Pup-corn – What little baby seals snack on while watching movies.

What sort of musical acts do seals listen to?
– Orca-stras.

An Asian doctor, SEAL, and astronaut walks into a bar
– His name is Jonny Kim. Please don’t let my mother know about him.

Seals swim in saltwater
– because pepper water makes them sneeze.

Are you for seal?

Why can’t seals be famous DJs?
– Because they’re scared of club hits.

What do you call a Navy Seal with a prolapsed rectum?
– bad ass

Why did Heidi Klum get a divorce?
– She didn’t approve of Seal clubbing

If a seal just became a teacher, then it needs its seal-llabus!

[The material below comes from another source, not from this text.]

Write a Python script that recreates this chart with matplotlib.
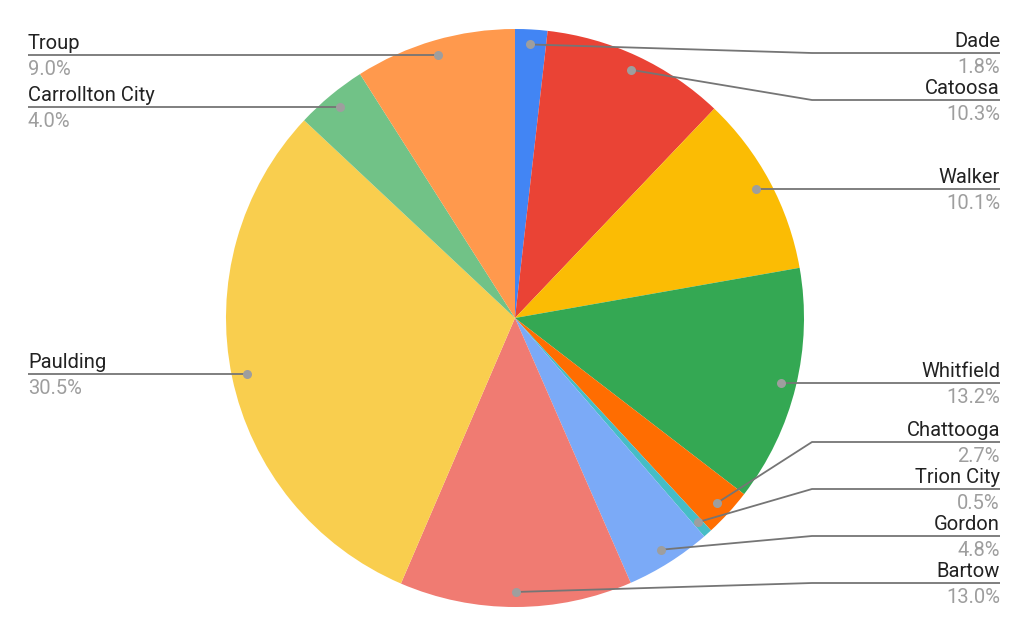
import numpy as np
import matplotlib
matplotlib.use('Agg')
import matplotlib.pyplot as plt

plt.rcParams['font.family'] = ['Roboto', 'DejaVu Sans']

# data
counties = ['Dade', 'Catoosa', 'Walker', 'Whitfield', 'Chattooga', 'Trion City',
            'Gordon', 'Bartow', 'Paulding', 'Carrollton City', 'Troup']
shares = [1.8, 10.3, 10.1, 13.2, 2.7, 0.5, 4.8, 13.0, 30.5, 4.0, 9.0]
colors = ['#4285F4', '#EA4335', '#FBBC04', '#34A853', '#FF6D01', '#46BDC6',
          '#7BAAF7', '#F07B72', '#F9CE4E', '#71C287', '#FF994D']

# layout (pixel coords, y down)
W, H = 1024, 635
cx, cy, rad = 515, 318, 289
gap = 47
top_y, bot_y = 53, 583


def spread(ys):
    '''
    Push label ys apart so they keep a minimum gap
    '''
    out = list(ys)
    for i in range(len(out)):
        lo = top_y if i == 0 else out[i - 1] + gap
        out[i] = max(out[i], lo)
    for i in range(len(out) - 1, -1, -1):
        hi = bot_y if i == len(out) - 1 else out[i + 1] - gap
        out[i] = min(out[i], hi)
    return out


fig = plt.figure(figsize=(W / 100, H / 100), dpi=100)
ax = fig.add_axes([0, 0, 1, 1])
wedges, _ = ax.pie(shares, colors=colors, startangle=-90, counterclock=True,
                   center=(cx, cy), radius=rad, frame=True,
                   wedgeprops=dict(linewidth=0))
ax.set_xlim(0, W)
ax.set_ylim(H, 0)
ax.set_aspect('equal')
ax.axis('off')

total = sum(shares)
#Dot positions along each wedge's middle angle
dots = []
for w in wedges:
    mid = np.deg2rad((w.theta1 + w.theta2) / 2.0)
    dots.append((cx + 0.948 * rad * np.cos(mid), cy + 0.948 * rad * np.sin(mid)))

line_c = '#757575'
name_c = '#222222'
pct_c = '#9E9E9E'

for side in ('left', 'right'):
    idx = [i for i, d in enumerate(dots) if (d[0] < cx) == (side == 'left')]
    idx.sort(key=lambda i: dots[i][1])
    ys = spread([dots[i][1] for i in idx])
    for i, ly in zip(idx, ys):
        dx, dy = dots[i]
        if side == 'right':
            xs = [dx, 812, 1000]
            tx, ha = 1000, 'right'
        else:
            xs = [dx, 212, 28]
            tx, ha = 28, 'left'
        ax.plot(xs, [dy, ly, ly], color=line_c, lw=1.3, solid_capstyle='butt', zorder=3)
        ax.plot(dx, dy, 'o', ms=6.5, color='#9E9E9E', mec='none', zorder=4)
        ax.text(tx, ly - 6, counties[i], ha=ha, va='baseline', fontsize=14.5, color=name_c)
        ax.text(tx, ly + 5, '%.1f%%' % (100.0 * shares[i] / total), ha=ha, va='top',
                fontsize=14.5, color=pct_c)

fig.savefig('out.png', dpi=100)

Animal puns are the seal-iest!

Why are George W Bush’s school grades like a seals eating habits?
– They’re both below C level!

What’s a Navy SEAL’s least favourite drink?
– Canadian Club.

What do you get when you take away a seal’s electron?
– A sealion

I got you a stuffed seal animal as a present but I can’t return it. Warranty is void if seal is broken!

Pup-sicle – Little baby seals’ summer ice cream treats.

What’s grey and has a trunk?
– A seal on holiday.

What’s a seal’s favourite drink?
– Canadian Club on the Rocks

Seals are so good at motor racing
– because they are always in pole position.